China’s neighbourhood malls a bright spot in sluggish retail sector
Suburban malls, which serve the everyday needs of residents, offer opportunities for growth despite wider softening in retail sales
While operators of luxury shopping centres in China are scratching their heads for ways to attract affluent buyers, property consultants say one-stop neighbourhood shopping malls have become bright spots in the industry.
There are many such retail centres in the suburbs of Beijing and Shanghai, as well as in some 1.5 tier cities, said Steven McCord, head of research for JLL North China. These malls mainly serve the everyday needs of residents in local neighbourhoods, with amenities such as restaurants and entertainment facilities.
“They are a one-stop shop [where] people can get what they need. These malls are close to where they live so the need to go to city centre is less frequent,” said McCord.
Some neighbourhood malls that opened in the last two years include Jinyu Vanke Square, BHG Lippo Mall and Livat (Ikea Xihongmen).

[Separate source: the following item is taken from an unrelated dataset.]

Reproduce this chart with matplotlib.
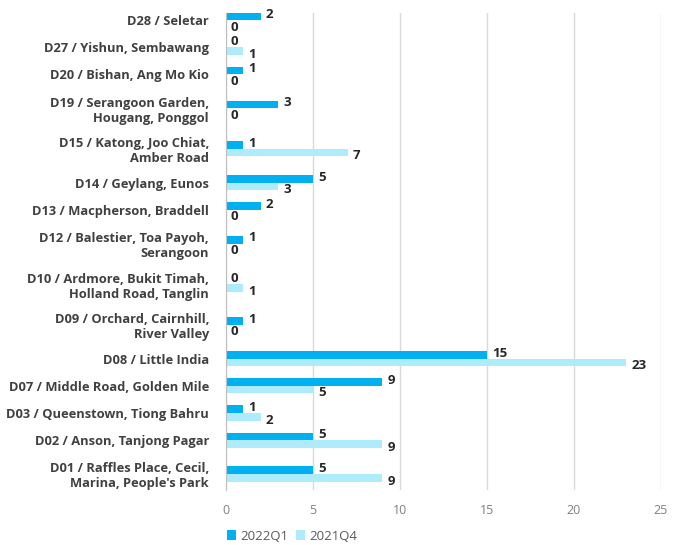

Property consultants said tenants might consider these malls as business opportunities.
The juxtaposition of a building boom amid softening retail sales growth has sparked concerns about an oversupply of retail space in China.
According to CBRE, tier-1 cities such as Shanghai and Guangzhou will see a peakin new supply. Almost half of new supply in these cities will be located in completely new areas. For example, Shanghai’s Hongqiao business district will experience a first wave of new supply, which is expected to reach 200,000 square metres this year.
At the same time, the prevalence of online shopping has forced operators and retailers to rethink their strategies.
The domestic economic slowdown and fast e-commerce growth are weighing on bricks-and-mortar retail, according to CBRE.
Retailers continue to focus on expanding their e-commerce platforms. Online retail sales surged by 33.3 per cent year-on-year in 2015.
Retailers of luxury brands and luxury mall operators also face other challenges, including mainland Chinese buyers shopping overseas and competition from discount outlet malls, according to McCord.
CBRE said as the urban population continues to spread to the suburbs, tenants may see new opportunities arising from mature residential areas where modern commercial facilities are lacking, and in regions where there is an emerging population.
In view of the rapid increase in consumer income in tier-2 cities, retail businesses in these cities will not only focus on setting up in traditional downtown areas, but will also take advantage of the rapid development of community businesses.